Saxo Bank publishes two weekly Commitment of Traders reports (COT) covering leveraged fund positions in commodities, bonds and stock index futures. For IMM currency futures and the VIX, we use the broader measure called non-commercial.
The below summary highlights futures positions and changes made by hedge funds across 24 key commodity futures up until last Tuesday, November 19. The report covered a week where the prospect for a “phase one” U.S.-China trade deal received a knock from the Senate vote on Hong Kong. While stocks climbed bonds saw 10-year yields tumble to 1.78% and the yield curve flattening.
Bullish bets across 24 major commodity futures tracked in this report held close to unchanged at 651,000 lots. Cyclical commodities led by oil and copper were sold while net-longs grow in gold, silver and platinum. The grain sector led by corn and soybeans continued to be sold while strong buying of soft commodities continued. Not least due to short-covering in sugar and a further rise in cocoa longs.

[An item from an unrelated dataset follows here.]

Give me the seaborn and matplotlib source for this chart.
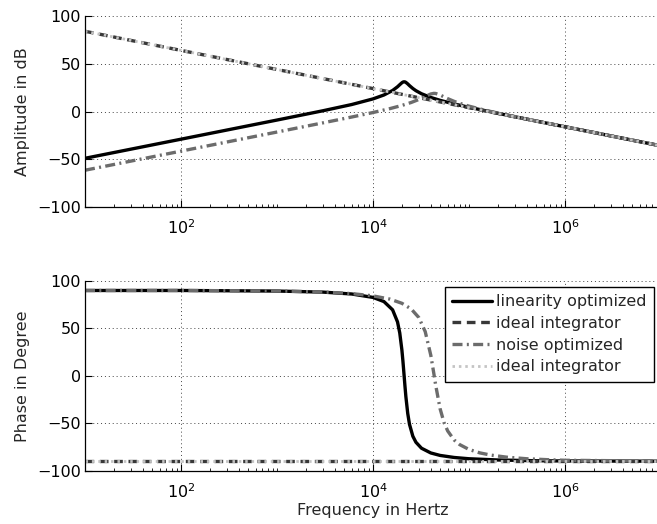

Hedge funds responded to the latest trade developments by cutting bullish oil bets for the first time in five weeks. This before an end of week rally took both WTI and Brent crude oil to nine-week highs. The reduction was almost completely driven by a 19,593 lots cut in WTI bets while Brent held steady.
The Natural gas short jumped by 74% as the market continued to digest and respond to alternating short-term weather forecasts
Gold, silver and platinum were all bought with the two semi industrial metals regaining some of the recently lost ground relative to gold. In gold the change was driven by a combination of fresh longs and short-covering after the yellow metal found support at $1448/oz, the 38.2% retracement of the June to September rally.
Bearish copper bets meanwhile jumped by 56% to a four-week high as the metal challenged support at $2.61/lb.
Four weeks of continued selling in the three major crops of soybeans, corn and wheat helped drive the combined net-short to 107,000 lots, a seven week high.
Speculators meanwhile boosted bullish cocoa bets to five-year high while bearish sugar and coffee bets both dropped to the a 19-week low.